Omit every picture and return the rest of the data unaltered.

____________

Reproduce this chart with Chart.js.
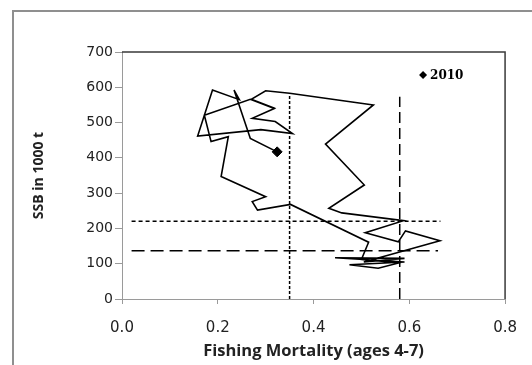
<!DOCTYPE html>
<html>
<head>
<meta charset="utf-8">
<script src="https://cdn.jsdelivr.net/npm/chart.js@4.4.1/dist/chart.umd.min.js"></script>
<style>
    html, body { margin: 0; padding: 0; background: #ffffff; overflow: hidden; }
    #wrap { position: relative; width: 532px; height: 365px; }
    #frame {
        position: absolute; left: 12px; top: 10px;
        width: 600px; height: 500px;
        border: 2px solid #8f8f8f;
    }
    #stockChart { position: absolute; left: 0; top: 0; }
</style>
</head>
<body>
<div id="wrap">
    <div id="frame"></div>
    <canvas id="stockChart" width="532" height="365"></canvas>
</div>
<script>
// Fishing mortality (ages 4-7) vs SSB trajectory, last point is 2010
const fishingMortality = [
    0.32, 0.27, 0.30, 0.35, 0.525, 0.425, 0.506, 0.432, 0.459, 0.588,
    0.508, 0.577, 0.592, 0.664, 0.505, 0.59, 0.445, 0.59, 0.475, 0.535,
    0.58, 0.50, 0.515, 0.352, 0.283, 0.272, 0.30, 0.207, 0.222, 0.186,
    0.172, 0.268, 0.318, 0.272, 0.32, 0.356, 0.29, 0.158, 0.189, 0.245,
    0.234, 0.268, 0.324
];
const ssb = [
    540, 566, 590, 583, 550, 439, 323, 257, 244, 222,
    188, 162, 193, 165, 105, 115, 117, 105, 97, 87,
    103, 112, 161, 268, 252, 276, 290, 347, 460, 446,
    521, 566, 540, 512, 503, 469, 480, 462, 592, 565,
    592, 455, 417
];
const lastLabel = '2010';

// reference points (Fpa, Flim, Bpa, Blim)
const fpaX = [0.35, 0.35];
const fpaY = [0, 580];
const flimX = [0.58, 0.58];
const flimY = [0, 573];
const bpaX = [0.02, 0.665];
const bpaY = [220, 220];
const blimX = [0.02, 0.66];
const blimY = [137, 137];

const yTicks = [0, 100, 200, 300, 400, 500, 600, 700];
const xTicks = [0.0, 0.2, 0.4, 0.6, 0.8];

function toPoints(xs, ys) {
    return xs.map((x, i) => ({ x: x, y: ys[i] }));
}

function refLine(xs, ys, dash) {
    return {
        label: '',
        data: toPoints(xs, ys),
        showLine: true,
        borderColor: '#000000',
        borderWidth: 1.5,
        borderDash: dash,
        pointRadius: 0,
        fill: false
    };
}

// plot area border (top / right) and the small legend inside the plot
const plotExtras = {
    id: 'plotExtras',
    beforeDatasetsDraw(chart) {
        const { ctx, chartArea } = chart;
        ctx.save();
        ctx.strokeStyle = '#3a3a3a';
        ctx.lineWidth = 1.5;
        ctx.beginPath();
        ctx.moveTo(chartArea.left, chartArea.top);
        ctx.lineTo(chartArea.right, chartArea.top);
        ctx.lineTo(chartArea.right, chartArea.bottom);
        ctx.stroke();
        ctx.restore();
    },
    afterDatasetsDraw(chart) {
        const { ctx, chartArea } = chart;
        const cx = chartArea.right - 82;
        const cy = chartArea.top + 23;
        ctx.save();
        ctx.fillStyle = '#000000';
        ctx.beginPath();
        ctx.moveTo(cx, cy - 4);
        ctx.lineTo(cx + 4, cy);
        ctx.lineTo(cx, cy + 4);
        ctx.lineTo(cx - 4, cy);
        ctx.closePath();
        ctx.fill();
        ctx.font = "bold 12px 'DejaVu Serif', serif";
        ctx.textBaseline = 'middle';
        ctx.fillText(lastLabel, cx + 7, cy + 1);
        ctx.restore();
    }
};

const n = fishingMortality.length;

new Chart(document.getElementById('stockChart'), {
    type: 'scatter',
    data: {
        datasets: [
            {
                label: 'trajectory',
                data: toPoints(fishingMortality, ssb),
                showLine: true,
                borderColor: '#000000',
                borderWidth: 1.6,
                pointRadius: 0,
                tension: 0,
                fill: false
            },
            {
                label: lastLabel,
                data: [{ x: fishingMortality[n - 1], y: ssb[n - 1] }],
                pointStyle: 'rectRot',
                pointRadius: 5,
                backgroundColor: '#000000',
                borderColor: '#000000',
                showLine: false
            },
            refLine(fpaX, fpaY, [3, 2]),
            refLine(flimX, flimY, [11, 5]),
            refLine(bpaX, bpaY, [4, 3]),
            refLine(blimX, blimY, [13, 6])
        ]
    },
    options: {
        responsive: false,
        animation: false,
        layout: { padding: { left: 31, right: 25, top: 52, bottom: 0 } },
        plugins: {
            legend: { display: false },
            tooltip: { enabled: false }
        },
        scales: {
            x: {
                type: 'linear',
                min: 0,
                max: 0.8,
                afterBuildTicks: (scale) => { scale.ticks = xTicks.map(v => ({ value: v })); },
                afterFit: (scale) => { scale.height = 66; },
                ticks: {
                    padding: 15,
                    color: '#222222',
                    font: { family: "'DejaVu Sans', sans-serif", size: 15 },
                    callback: (v) => Number(v).toFixed(1)
                },
                grid: {
                    drawOnChartArea: false,
                    drawTicks: true,
                    tickLength: 5,
                    color: '#9a9a9a'
                },
                border: { display: true, color: '#9a9a9a', width: 1 },
                title: {
                    display: true,
                    text: 'Fishing Mortality (ages 4-7)',
                    color: '#222222',
                    font: { family: "'Open Sans', sans-serif", size: 16.5, weight: 'bold' },
                    padding: { top: 0, bottom: 4 }
                }
            },
            y: {
                type: 'linear',
                min: 0,
                max: 700,
                afterBuildTicks: (scale) => { scale.ticks = yTicks.map(v => ({ value: v })); },
                afterFit: (scale) => { scale.width = 91; },
                ticks: {
                    padding: 2,
                    color: '#222222',
                    font: { family: "'DejaVu Sans', sans-serif", size: 14 }
                },
                grid: {
                    drawOnChartArea: false,
                    drawTicks: true,
                    tickLength: 7,
                    color: '#9a9a9a'
                },
                border: { display: true, color: '#9a9a9a', width: 1 },
                title: {
                    display: true,
                    text: 'SSB in 1000 t',
                    color: '#222222',
                    font: { family: "'Open Sans', sans-serif", size: 14, weight: 'bold' },
                    padding: { top: 0, bottom: 0 }
                }
            }
        }
    },
    plugins: [plotExtras]
});
</script>
</body>
</html>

____________

◆ EXERCISE OUTPUT
Reproduce this chart with Chart.js.
<!DOCTYPE html>
<html>
<head>
<meta charset="utf-8">
<script src="https://cdn.jsdelivr.net/npm/chart.js@4.4.1/dist/chart.umd.min.js"></script>
<style>
    html, body { margin: 0; padding: 0; background: #ffffff; overflow: hidden; }
    #wrap { position: relative; width: 532px; height: 365px; }
    #frame {
        position: absolute; left: 12px; top: 10px;
        width: 600px; height: 500px;
        border: 2px solid #8f8f8f;
    }
    #stockChart { position: absolute; left: 0; top: 0; }
</style>
</head>
<body>
<div id="wrap">
    <div id="frame"></div>
    <canvas id="stockChart" width="532" height="365"></canvas>
</div>
<script>
// Fishing mortality (ages 4-7) vs SSB trajectory, last point is 2010
const fishingMortality = [
    0.32, 0.27, 0.30, 0.35, 0.525, 0.425, 0.506, 0.432, 0.459, 0.588,
    0.508, 0.577, 0.592, 0.664, 0.505, 0.59, 0.445, 0.59, 0.475, 0.535,
    0.58, 0.50, 0.515, 0.352, 0.283, 0.272, 0.30, 0.207, 0.222, 0.186,
    0.172, 0.268, 0.318, 0.272, 0.32, 0.356, 0.29, 0.158, 0.189, 0.245,
    0.234, 0.268, 0.324
];
const ssb = [
    540, 566, 590, 583, 550, 439, 323, 257, 244, 222,
    188, 162, 193, 165, 105, 115, 117, 105, 97, 87,
    103, 112, 161, 268, 252, 276, 290, 347, 460, 446,
    521, 566, 540, 512, 503, 469, 480, 462, 592, 565,
    592, 455, 417
];
const lastLabel = '2010';

// reference points (Fpa, Flim, Bpa, Blim)
const fpaX = [0.35, 0.35];
const fpaY = [0, 580];
const flimX = [0.58, 0.58];
const flimY = [0, 573];
const bpaX = [0.02, 0.665];
const bpaY = [220, 220];
const blimX = [0.02, 0.66];
const blimY = [137, 137];

const yTicks = [0, 100, 200, 300, 400, 500, 600, 700];
const xTicks = [0.0, 0.2, 0.4, 0.6, 0.8];

function toPoints(xs, ys) {
    return xs.map((x, i) => ({ x: x, y: ys[i] }));
}

function refLine(xs, ys, dash) {
    return {
        label: '',
        data: toPoints(xs, ys),
        showLine: true,
        borderColor: '#000000',
        borderWidth: 1.5,
        borderDash: dash,
        pointRadius: 0,
        fill: false
    };
}

// plot area border (top / right) and the small legend inside the plot
const plotExtras = {
    id: 'plotExtras',
    beforeDatasetsDraw(chart) {
        const { ctx, chartArea } = chart;
        ctx.save();
        ctx.strokeStyle = '#3a3a3a';
        ctx.lineWidth = 1.5;
        ctx.beginPath();
        ctx.moveTo(chartArea.left, chartArea.top);
        ctx.lineTo(chartArea.right, chartArea.top);
        ctx.lineTo(chartArea.right, chartArea.bottom);
        ctx.stroke();
        ctx.restore();
    },
    afterDatasetsDraw(chart) {
        const { ctx, chartArea } = chart;
        const cx = chartArea.right - 82;
        const cy = chartArea.top + 23;
        ctx.save();
        ctx.fillStyle = '#000000';
        ctx.beginPath();
        ctx.moveTo(cx, cy - 4);
        ctx.lineTo(cx + 4, cy);
        ctx.lineTo(cx, cy + 4);
        ctx.lineTo(cx - 4, cy);
        ctx.closePath();
        ctx.fill();
        ctx.font = "bold 12px 'DejaVu Serif', serif";
        ctx.textBaseline = 'middle';
        ctx.fillText(lastLabel, cx + 7, cy + 1);
        ctx.restore();
    }
};

const n = fishingMortality.length;

new Chart(document.getElementById('stockChart'), {
    type: 'scatter',
    data: {
        datasets: [
            {
                label: 'trajectory',
                data: toPoints(fishingMortality, ssb),
                showLine: true,
                borderColor: '#000000',
                borderWidth: 1.6,
                pointRadius: 0,
                tension: 0,
                fill: false
            },
            {
                label: lastLabel,
                data: [{ x: fishingMortality[n - 1], y: ssb[n - 1] }],
                pointStyle: 'rectRot',
                pointRadius: 5,
                backgroundColor: '#000000',
                borderColor: '#000000',
                showLine: false
            },
            refLine(fpaX, fpaY, [3, 2]),
            refLine(flimX, flimY, [11, 5]),
            refLine(bpaX, bpaY, [4, 3]),
            refLine(blimX, blimY, [13, 6])
        ]
    },
    options: {
        responsive: false,
        animation: false,
        layout: { padding: { left: 31, right: 25, top: 52, bottom: 0 } },
        plugins: {
            legend: { display: false },
            tooltip: { enabled: false }
        },
        scales: {
            x: {
                type: 'linear',
                min: 0,
                max: 0.8,
                afterBuildTicks: (scale) => { scale.ticks = xTicks.map(v => ({ value: v })); },
                afterFit: (scale) => { scale.height = 66; },
                ticks: {
                    padding: 15,
                    color: '#222222',
                    font: { family: "'DejaVu Sans', sans-serif", size: 15 },
                    callback: (v) => Number(v).toFixed(1)
                },
                grid: {
                    drawOnChartArea: false,
                    drawTicks: true,
                    tickLength: 5,
                    color: '#9a9a9a'
                },
                border: { display: true, color: '#9a9a9a', width: 1 },
                title: {
                    display: true,
                    text: 'Fishing Mortality (ages 4-7)',
                    color: '#222222',
                    font: { family: "'Open Sans', sans-serif", size: 16.5, weight: 'bold' },
                    padding: { top: 0, bottom: 4 }
                }
            },
            y: {
                type: 'linear',
                min: 0,
                max: 700,
                afterBuildTicks: (scale) => { scale.ticks = yTicks.map(v => ({ value: v })); },
                afterFit: (scale) => { scale.width = 91; },
                ticks: {
                    padding: 2,
                    color: '#222222',
                    font: { family: "'DejaVu Sans', sans-serif", size: 14 }
                },
                grid: {
                    drawOnChartArea: false,
                    drawTicks: true,
                    tickLength: 7,
                    color: '#9a9a9a'
                },
                border: { display: true, color: '#9a9a9a', width: 1 },
                title: {
                    display: true,
                    text: 'SSB in 1000 t',
                    color: '#222222',
                    font: { family: "'Open Sans', sans-serif", size: 14, weight: 'bold' },
                    padding: { top: 0, bottom: 0 }
                }
            }
        }
    },
    plugins: [plotExtras]
});
</script>
</body>
</html>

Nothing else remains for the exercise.